Google’s People Finder which featured at the top of Google’s page 1 results for the keyword search ‘Christchurch earthquake’ amongst others, helped people on this level.

Relevancy can be also be driven by the category of content – short form textual content as found on Twitter or LinkedIn or Facebook updates is both easy to produce and consume. But other multimedia such as images, videos and interactive maps are also powerful communication tools, preferred by different groups within different contexts.

[Slide – Flickr uploads: 1612 images of the ChCh quake uploaded within the first 24 hours]

[Slide – YouTube: over 3000 videos currently hosting associated with the ChCh earthquakes]

[Slide – YouTube: most popular video associated with ChCh earthquake viewed over 2.7 million times]

[Slide – Google Map: popular user-generated mapping layers created by non-official agencies]

Relevancy can be based on credibility, especially around an influential resource such as Wikipedia which uses the resources of an army of community volunteers to collectively manage the process in real-time.

[Slide – Wikipedia: February 22 ChCh Earthquake wiki page created 27 minutes after the quake struck; over 400 edits within the first 24 hours]

[Slide – Wikipedia: February 22 ChCh Earthquake wiki page stats: Day 1: >28K pageviews; Day 2: > 37K pageviews]


Page 1 of Google is the gateway to most of our need-to-know now information – make it your mission to understand how Google search functions and make it work to your advantage.

[Slide – Google page 1 results on the day of the quake for the search term ‘christchurch earthquake’ (]

You will need to make your online communications findable according to community protocols over which you have little or no say. The use of community generated hash-tags as isolating or filtering mechanisms has become commonplace.

[Slide] – Twitter volume per hour associated with the hashtag #eqnz: peaks at 7.5K per hour in the first few hours.

[Slide] – Twitter keyword volumes associated with #eqnz within the first 24 hours: death, trapped, fire, damage, aftershock.

[Slide] – Twitter keyword volumes associated with #eqnz between days 2-3: water, power, accommodation, petrol, health.


[Slide – sharing icons: Tweet, Facebook Like, Linked Share, Google +1, RSS and embed code.]

These icons represent the real power of the social web – the ability to quickly pass on or share online multimedia content at the click of a button. These content referral mechanisms are doubly powerful because they have inherent credibility – its content from somebody within your own community – your pre-existing friends, followers or connections. Peer referrals.

All points across the social web, including organisational websites, can and should offer this share functionality. To not do so makes it difficult for people to help, without being asked, to get your communications out to where they need to go, and fast.

It makes absolutely no sense to publish to the web today without some form of syndication or share functionality in place.

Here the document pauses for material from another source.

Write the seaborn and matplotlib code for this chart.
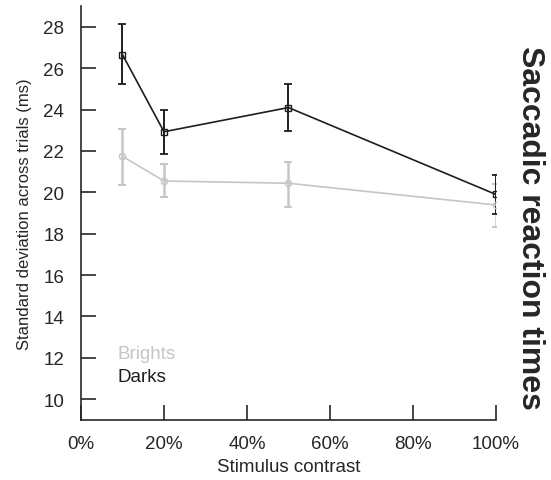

Once you get familiar with these tools, you can potentially offer extended services such as aggregating other people’s content; your roll can become that of a conduit – an informational hub offering your own relevant multimedia, real-time content as well as the most relevant third party social content from across the web. And just maybe your website will become a preferred place to hang out.

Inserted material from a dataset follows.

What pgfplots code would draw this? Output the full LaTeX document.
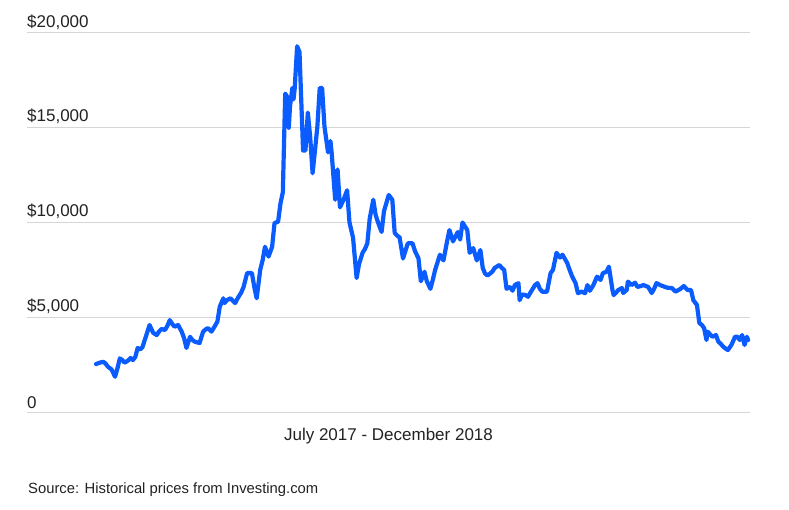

[Slide – Twitter aggregation based on different agency feeds]

[Slide – NZ Earthquake Twitter channel aggregating all associated NZ agency Twitter channels]

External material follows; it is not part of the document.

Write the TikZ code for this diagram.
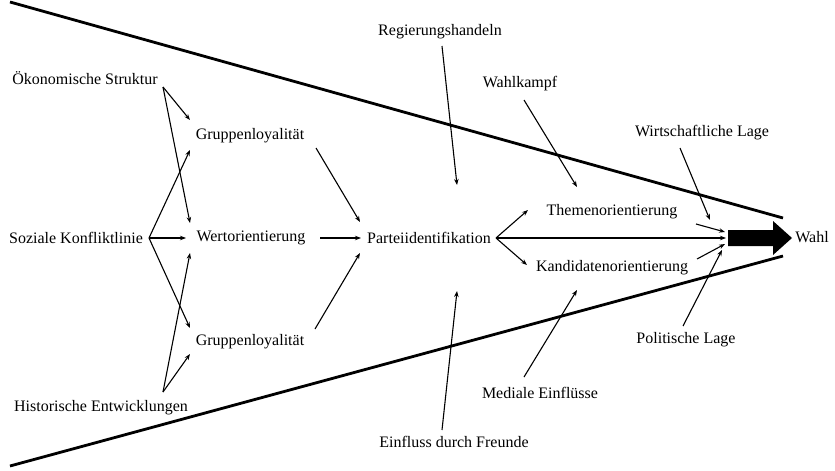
\documentclass[tikz,border=0pt]{standalone}
\usepackage{fontspec}
\setmainfont{Liberation Serif}
\usetikzlibrary{arrows.meta}
\begin{document}
\begin{tikzpicture}[x=1pt,y=-1pt,
  lbl/.style={font=\fontsize{16}{19}\selectfont, inner sep=1pt, text=black},
  arr/.style={-{Stealth[length=6pt,width=4.5pt]}, line width=1.1pt},
  bound/.style={line width=2.8pt},
  blk/.style={fill=black}]
\useasboundingbox (0,0) rectangle (835,471);

% boundary lines
\draw[bound] (10,2) -- (783,218);
\draw[bound] (10,466) -- (783,256);

% nodes
\node[lbl] (oek)  at (85,78)   {Ökonomische Struktur};
\node[lbl] (grp1) at (250,136) {Gruppenloyalität};
\node[lbl] (soz)  at (76,238)  {Soziale Konfliktlinie};
\node[lbl] (wert) at (251,238) {Wertorientierung};
\node[lbl] (grp2) at (250,342) {Gruppenloyalität};
\node[lbl] (hist) at (101,408) {Historische Entwicklungen};
\node[lbl] (pid)  at (429,238) {Parteiidentifikation};
\node[lbl] (reg)  at (440,32)  {Regierungshandeln};
\node[lbl] (wk)   at (520,84)  {Wahlkampf};
\node[lbl] (them) at (612,212) {Themenorientierung};
\node[lbl] (kand) at (612,268) {Kandidatenorientierung};
\node[lbl] (wirt) at (702,133) {Wirtschaftliche Lage};
\node[lbl] (pol)  at (686,340) {Politische Lage};
\node[lbl] (med)  at (540,393) {Mediale Einflüsse};
\node[lbl] (fre)  at (454,442) {Einfluss durch Freunde};
\node[lbl] (wahl) at (812,237) {Wahl};

% big arrow
\fill[blk] (728,230) -- (773,230) -- (773,221) -- (792,238) -- (773,255) -- (773,246) -- (728,246) -- cycle;
\node[inner sep=0pt, minimum width=64pt, minimum height=34pt, anchor=west] (big) at (728,238) {};

% connection points
\coordinate (oekO) at (163,87);
\coordinate (sozO) at (149,238);
\coordinate (histO) at (163,392);
\coordinate (g1in1) at (190,120);
\coordinate (g1in2) at (190,150);
\coordinate (win1) at (190,223);
\coordinate (win2) at (186,238);
\coordinate (win3) at (190,253);
\coordinate (g2in1) at (190,328);
\coordinate (g2in2) at (190,354);
\coordinate (g1out) at (316,148);
\coordinate (wout) at (320,238);
\coordinate (g2out) at (315,329);
\coordinate (pin1) at (360,222);
\coordinate (pin2) at (361,238);
\coordinate (pin3) at (360,253);
\coordinate (pidO) at (496,238);
\coordinate (thin) at (528,210);
\coordinate (kain) at (527,265);
\coordinate (thout) at (696,224);
\coordinate (kaout) at (697,259);
\coordinate (b1) at (725,232);
\coordinate (b2) at (726,238);
\coordinate (b3) at (725,244);
\coordinate (b4) at (710,220);
\coordinate (b5) at (722,250);
\coordinate (wirtO) at (680,148);
\coordinate (polO) at (683,326);
\coordinate (regO) at (442,46);
\coordinate (regE) at (457,185);
\coordinate (wkO) at (524,100);
\coordinate (wkE) at (577,187);
\coordinate (freO) at (442,430);
\coordinate (freE) at (457,291);
\coordinate (medO) at (524,377);
\coordinate (medE) at (577,290);

% left arrows
\draw[arr] (oekO) -- (g1in1);
\draw[arr] (oekO) -- (win1);
\draw[arr] (sozO) -- (g1in2);
\draw[arr] (sozO) -- (win2);
\draw[arr] (sozO) -- (g2in1);
\draw[arr] (histO) -- (win3);
\draw[arr] (histO) -- (g2in2);

\draw[arr] (g1out) -- (pin1);
\draw[arr] (wout) -- (pin2);
\draw[arr] (g2out) -- (pin3);

% right arrows
\draw[arr] (pidO) -- (thin);
\draw[arr] (pidO) -- (kain);
\draw[arr] (pidO) -- (b2);
\draw[arr] (thout) -- (b1);
\draw[arr] (kaout) -- (b3);
\draw[arr] (wirtO) -- (b4);
\draw[arr] (polO) -- (b5);

% outer influences
\draw[arr] (regO) -- (regE);
\draw[arr] (wkO) -- (wkE);
\draw[arr] (freO) -- (freE);
\draw[arr] (medO) -- (medE);
\end{tikzpicture}
\end{document}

I know things are moving fast, but when you hear talk about matters related to the web or Google, or websites, or any ‘flavour of the day’ social media, then in terms of content, consider this: they are just simple and low cost tools to get your content, your ideas, your positions, your mission critical information, published and distributed through the web. Without relevant content and the online community connections forged through that content, they are useless as publishing tools.

Once your content is published online – and if it passes the relevancy and findability tests – it can travel to any person in any part of the world with an internet connection, and in seconds, where it can be copied endlessly, shared, remixed, repurposed, tagged, searched and archived forever.

Relevant, great content is not king, it’s the Emperor. Thank-you.